Stock it the way a well-organized kitchen keeps staples, where you can see and grab them, and it becomes the closest thing a tiny kitchen has to free real estate.

- Measure the gap, including casters, before you buy; most units run four to ten inches wide.
- Decant dry goods into jars sized to the shelves so nothing rattles or tips.
- Park oils and heavy bottles on the lowest shelf to keep it stable when it rolls.
Warm It Up With Wood and Woven Texture
Small rental kitchens read cold: laminate, steel, a bare bulb. Texture is what shifts the room from utilitarian to warm, and in a kitchen almost all of it can be things you already use. You are not adding clutter, you are letting the working objects be the decor.

- Lean two or three wood boards against the backsplash where you can reach them.
- Swap the bare fixture for a woven or rattan shade, plug-in versions need no wiring.
- Hang linen towels from a hook rail so even the towels read as styling.
Style It Like a Room, Not a Workstation
The last move is the cheapest: treat the kitchen as part of your home instead of a utility closet. It takes only two or three quiet signals to tell the eye this room was decorated on purpose. A kitchen styled like a room gets lingered in, not just used.

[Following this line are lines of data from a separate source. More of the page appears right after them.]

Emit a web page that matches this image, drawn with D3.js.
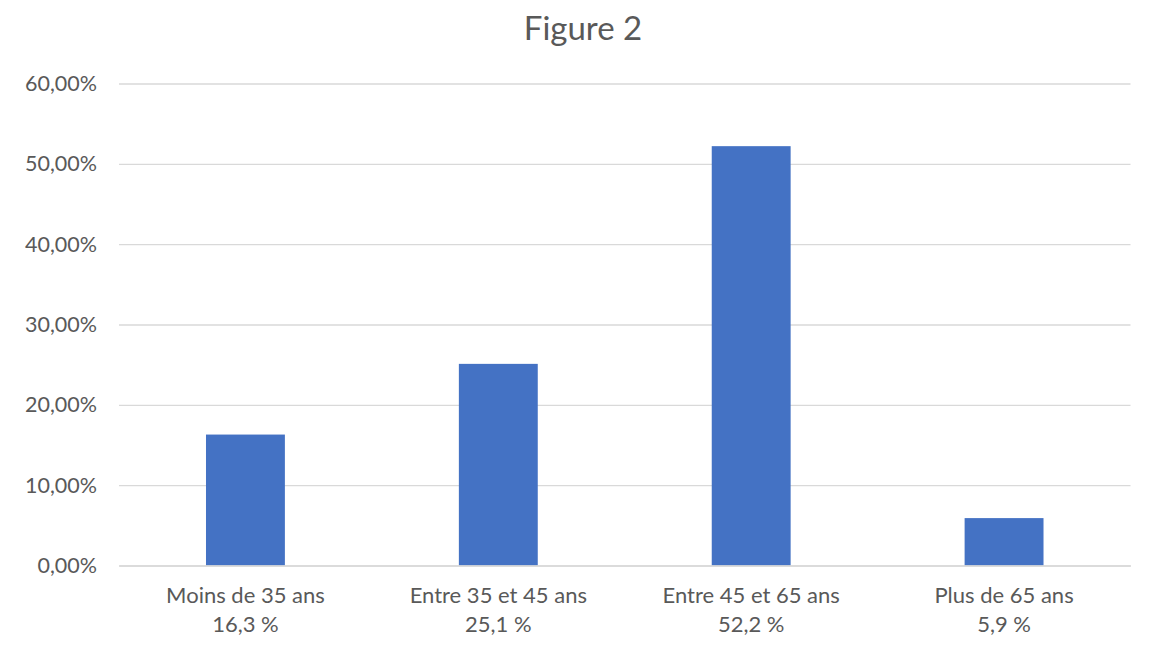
<!DOCTYPE html>
<html><head><meta charset="utf-8">
<script src="https://cdn.jsdelivr.net/npm/d3@7"></script>
<style>body{margin:0;background:#fff}svg{display:block}</style>
</head><body>
<svg id="c" width="1154" height="654"></svg>
<script>
const categories = ["Moins de 35 ans", "Entre 35 et 45 ans", "Entre 45 et 65 ans", "Plus de 65 ans"];
const valueLabels = ["16,3 %", "25,1 %", "52,2 %", "5,9 %"];
const values = [16.3, 25.1, 52.2, 5.9];
const yTicks = [0, 10, 20, 30, 40, 50, 60];
const title = "Figure 2";

(function () {
const svg = d3.select("#c");
const font = "Lato, 'Open Sans', sans-serif";
const textColor = "#595959";
const mLeft = 119, mRight = 1130.5, mTop = 83.5, mBottom = 565.5;

const x = d3.scaleBand().domain(categories).range([mLeft, mRight]).paddingInner(0.688).paddingOuter(0.344);
const y = d3.scaleLinear().domain([0, 60]).range([mBottom, mTop]);

svg.append("text").attr("x", 583).attr("y", 40).attr("text-anchor", "middle")
  .attr("font-family", font).attr("font-size", 33).attr("fill", textColor).text(title);

const yAxis = d3.axisLeft(y).tickValues(yTicks).tickSize(-(mRight - mLeft)).tickPadding(22)
  .tickFormat(d => d3.format(".2f")(d).replace(".", ",") + "%");
const gy = svg.append("g").attr("transform", `translate(${mLeft},0)`).call(yAxis);
gy.select(".domain").remove();
gy.selectAll(".tick line").attr("stroke", "#d9d9d9").attr("stroke-width", 1.3);
gy.selectAll(".tick text").attr("font-family", font).attr("font-size", 21.5).attr("fill", textColor);

svg.append("g").selectAll("rect").data(values).join("rect")
  .attr("x", (d, i) => x(categories[i])).attr("width", x.bandwidth())
  .attr("y", d => y(d)).attr("height", d => y(0) - y(d)).attr("fill", "#4472c4");

const xAxis = d3.axisBottom(x).tickSize(0).tickPadding(0);
const gx = svg.append("g").attr("transform", `translate(0,${mBottom})`).call(xAxis);
gx.select(".domain").attr("stroke", "#d9d9d9").attr("stroke-width", 1.3);
gx.selectAll(".tick text").remove();
gx.selectAll(".tick").each(function(d, i) {
  const t = d3.select(this).append("text").attr("text-anchor", "middle")
    .attr("font-family", font).attr("font-size", 22).attr("fill", textColor);
  t.append("tspan").attr("x", 0).attr("y", 37.5).text(d);
  t.append("tspan").attr("x", 0).attr("y", 66.5).text(valueLabels[i]);
});
})();
</script>
</body></html>
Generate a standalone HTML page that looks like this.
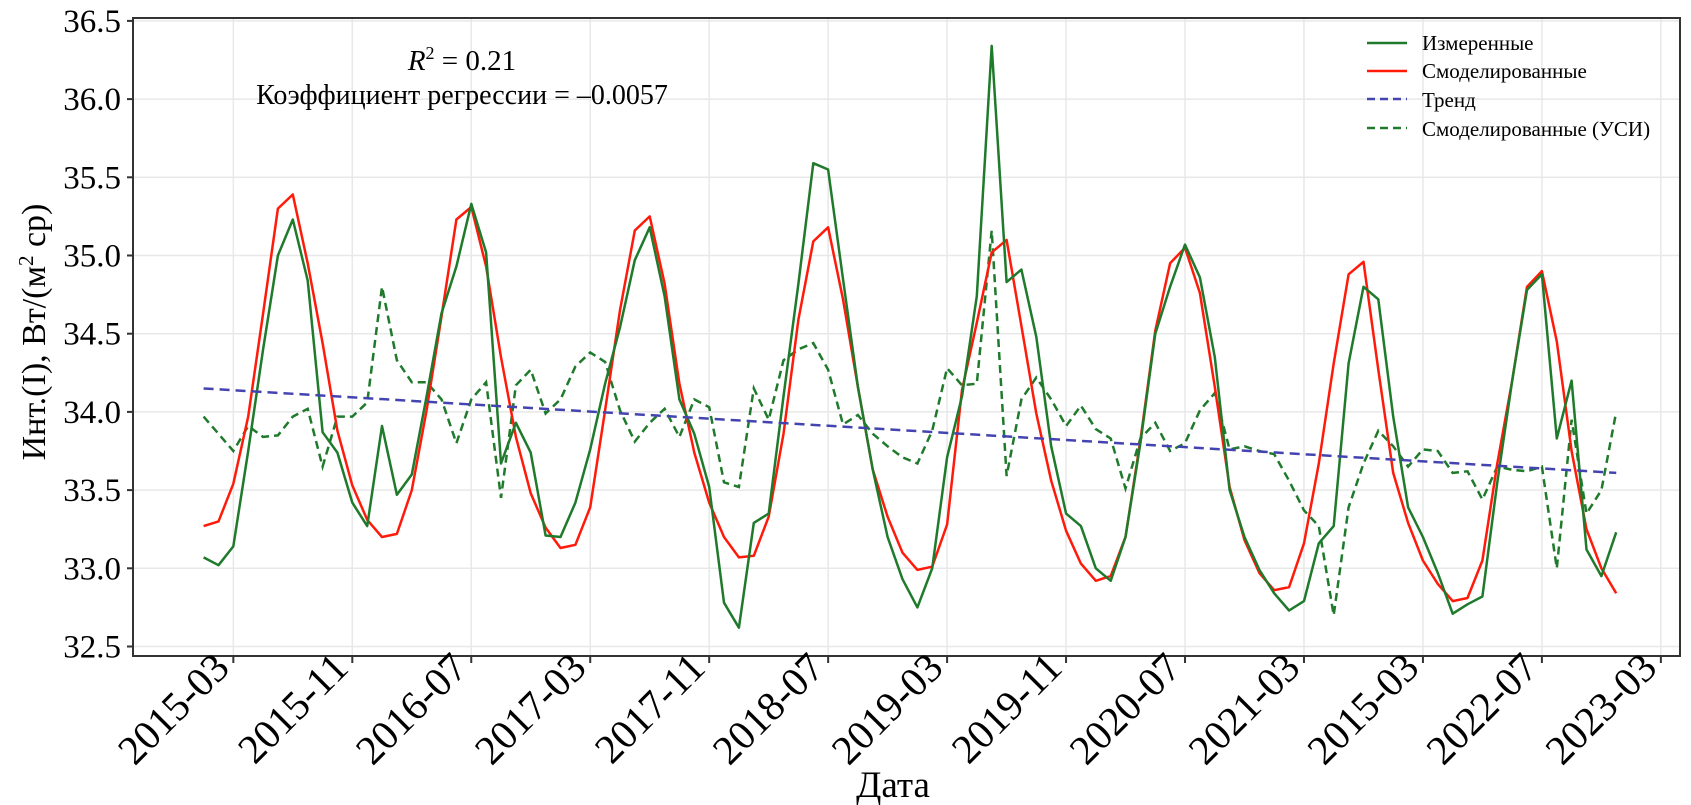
<!DOCTYPE html>
<html><head><meta charset="utf-8">
<style>
html,body{margin:0;padding:0;background:#fff;}
svg{display:block;font-family:"Liberation Serif","DejaVu Serif",serif;}
</style></head>
<body>
<svg id="chart" width="1691" height="805" viewBox="0 0 1691 805" xmlns="http://www.w3.org/2000/svg">
<rect x="0" y="0" width="1691" height="805" fill="#fff"/>
<g id="grid"></g>
<g id="series"></g>
<rect x="133" y="18" width="1547" height="638" fill="none" stroke="#333" stroke-width="2"/>
<g id="axes"></g>
<text x="462" y="70" text-anchor="middle" font-size="29"><tspan font-style="italic">R</tspan><tspan font-size="18" dy="-11">2</tspan><tspan dy="11"> = 0.21</tspan></text>
<text x="462" y="104" text-anchor="middle" font-size="28">Коэффициент регрессии = –0.0057</text>
<text x="893" y="797" text-anchor="middle" font-size="37">Дата</text>
<text transform="translate(45,332) rotate(-90)" text-anchor="middle" font-size="34">Инт.(I), Вт/(м<tspan font-size="21" dy="-12">2</tspan><tspan dy="12"> ср)</tspan></text>
<g>
  <g>
    <line x1="1367" y1="43" x2="1407" y2="43" stroke="#1f7a2c" stroke-width="2.5"/>
    <text x="1422" y="50" font-size="21">Измеренные</text>
  </g>
  <g>
    <line x1="1367" y1="71" x2="1407" y2="71" stroke="#ff1a0a" stroke-width="2.5"/>
    <text x="1422" y="78" font-size="21">Смоделированные</text>
  </g>
  <g>
    <line x1="1367" y1="99" x2="1407" y2="99" stroke="#4444b0" stroke-width="2.5" stroke-dasharray="8,5"/>
    <text x="1422" y="107" font-size="21">Тренд</text>
  </g>
  <g>
    <line x1="1367" y1="128" x2="1407" y2="128" stroke="#1f7a2c" stroke-width="2.5" stroke-dasharray="8,5"/>
    <text x="1422" y="136" font-size="21">Смоделированные (УСИ)</text>
  </g>
</g>
</svg>
<script>
const measured = [33.07,33.02,33.14,33.75,34.4,35.0,35.23,34.84,33.87,33.74,33.42,33.27,33.91,33.47,33.60,34.10,34.63,34.93,35.33,35.02,33.67,33.93,33.74,33.21,33.20,33.42,33.76,34.18,34.54,34.97,35.18,34.74,34.08,33.86,33.52,32.78,32.62,33.29,33.35,34.1,34.82,35.59,35.55,34.85,34.16,33.63,33.2,32.93,32.75,33.0,33.71,34.10,34.74,36.34,34.83,34.91,34.48,33.78,33.35,33.27,33.0,32.92,33.2,33.8,34.50,34.80,35.07,34.86,34.35,33.50,33.20,32.99,32.84,32.73,32.79,33.16,33.27,34.31,34.80,34.72,33.97,33.39,33.20,32.97,32.71,32.77,32.82,33.55,34.2,34.78,34.88,33.83,34.2,33.12,32.95,33.23];
const modeled = [33.27,33.30,33.54,33.97,34.63,35.30,35.39,34.95,34.44,33.88,33.53,33.31,33.20,33.22,33.50,34.01,34.61,35.23,35.31,34.93,34.35,33.84,33.48,33.26,33.13,33.15,33.39,34.01,34.65,35.16,35.25,34.82,34.18,33.74,33.42,33.20,33.07,33.08,33.33,33.86,34.59,35.09,35.18,34.72,34.16,33.63,33.33,33.10,32.99,33.01,33.28,34.14,34.57,35.02,35.10,34.55,33.99,33.56,33.24,33.03,32.92,32.95,33.2,33.82,34.52,34.95,35.05,34.76,34.16,33.52,33.18,32.97,32.86,32.88,33.16,33.67,34.31,34.88,34.96,34.27,33.61,33.29,33.05,32.90,32.79,32.81,33.05,33.67,34.2,34.8,34.9,34.45,33.75,33.25,33.0,32.84];
const modeledUSI = [33.97,33.86,33.75,33.91,33.84,33.85,33.97,34.02,33.65,33.97,33.97,34.06,34.80,34.33,34.19,34.19,34.08,33.80,34.08,34.19,33.45,34.17,34.27,33.99,34.08,34.29,34.38,34.32,34.01,33.81,33.93,34.02,33.84,34.08,34.03,33.55,33.52,34.15,33.95,34.33,34.40,34.44,34.27,33.92,33.98,33.86,33.78,33.71,33.67,33.88,34.28,34.17,34.18,35.16,33.59,34.08,34.22,34.08,33.91,34.04,33.89,33.83,33.51,33.83,33.93,33.75,33.80,34.01,34.12,33.76,33.78,33.75,33.73,33.56,33.37,33.27,32.70,33.39,33.67,33.88,33.78,33.65,33.76,33.75,33.61,33.62,33.44,33.65,33.63,33.62,33.65,33.0,33.95,33.35,33.5,34.0];
const trendEnds = [34.15, 33.61];
const yTicks = [32.5,33.0,33.5,34.0,34.5,35.0,35.5,36.0,36.5];
const xTickMonths = [2,10,18,26,34,42,50,58,66,74,82,90,98];
const xTickLabels = ["2015-03","2015-11","2016-07","2017-03","2017-11","2018-07","2019-03","2019-11","2020-07","2021-03","2015-03","2022-07","2023-03"];

const NS = "http://www.w3.org/2000/svg";
function xs(i){ return 203.6 + 14.87 * i; }
function ys(v){ return 177.3 + (35.5 - v) * 156.4; }
function mk(tag, attrs, parent){
  const e = document.createElementNS(NS, tag);
  for (const k in attrs) e.setAttribute(k, attrs[k]);
  parent.appendChild(e);
  return e;
}
const grid = document.getElementById('grid');
const axes = document.getElementById('axes');
const series = document.getElementById('series');

yTicks.forEach(function(v){
  const y = ys(v);
  const g = mk('line', {x1:133, x2:1680, y1:y, y2:y, stroke:'#e8e8e8', 'stroke-width':1.5}, grid);
  
  
  const t = mk('line', {x1:127, x2:133, y1:y, y2:y, stroke:'#333', 'stroke-width':2}, axes);
  
  
  const l = mk('text', {x:121, y:y+11, 'text-anchor':'end', 'font-size':33}, axes);
  l.textContent = v.toFixed(1);
  
  
});
xTickMonths.forEach(function(m, k){
  const x = xs(m);
  const g = mk('line', {x1:x, x2:x, y1:18, y2:656, stroke:'#e8e8e8', 'stroke-width':1.5}, grid);
  
  
  const t = mk('line', {x1:x, x2:x, y1:656, y2:663, stroke:'#333', 'stroke-width':2}, axes);
  
  
  const l = mk('text', {transform:'translate('+(x-2)+',670) rotate(-45)', 'text-anchor':'end', 'font-size':41}, axes);
  l.textContent = xTickLabels[k];
  
  
});

function pathFor(arr){
  return arr.map(function(v,i){ return (i?'L':'M') + xs(i).toFixed(1) + ',' + ys(v).toFixed(1); }).join(' ');
}
const pUSI = mk('path', {d:pathFor(modeledUSI), fill:'none', stroke:'#1f7a2c', 'stroke-width':2.5, 'stroke-dasharray':'8,5'}, series);


const pMod = mk('path', {d:pathFor(modeled), fill:'none', stroke:'#ff1a0a', 'stroke-width':2.5, 'stroke-linejoin':'round'}, series);


const pMeas = mk('path', {d:pathFor(measured), fill:'none', stroke:'#1f7a2c', 'stroke-width':2.5, 'stroke-linejoin':'round'}, series);


const n = measured.length - 1;
const pTr = mk('line', {x1:xs(0), y1:ys(trendEnds[0]), x2:xs(n), y2:ys(trendEnds[1]), stroke:'#4444b0', 'stroke-width':2.5, 'stroke-dasharray':'10,6'}, series);


</script>
</body></html>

- Prop one small print against the backsplash corner instead of drilling.
- Add the tiniest warm lamp you can find and switch it on at dusk.
- Keep one good bowl filled with fruit you will eat this week.
A tiny kitchen stops feeling like a compromise the moment it has what it was missing. Add the surface first, chase the light, claim the dead corners, and let the things you cook with double as the decor. A few feet is enough when every inch is working.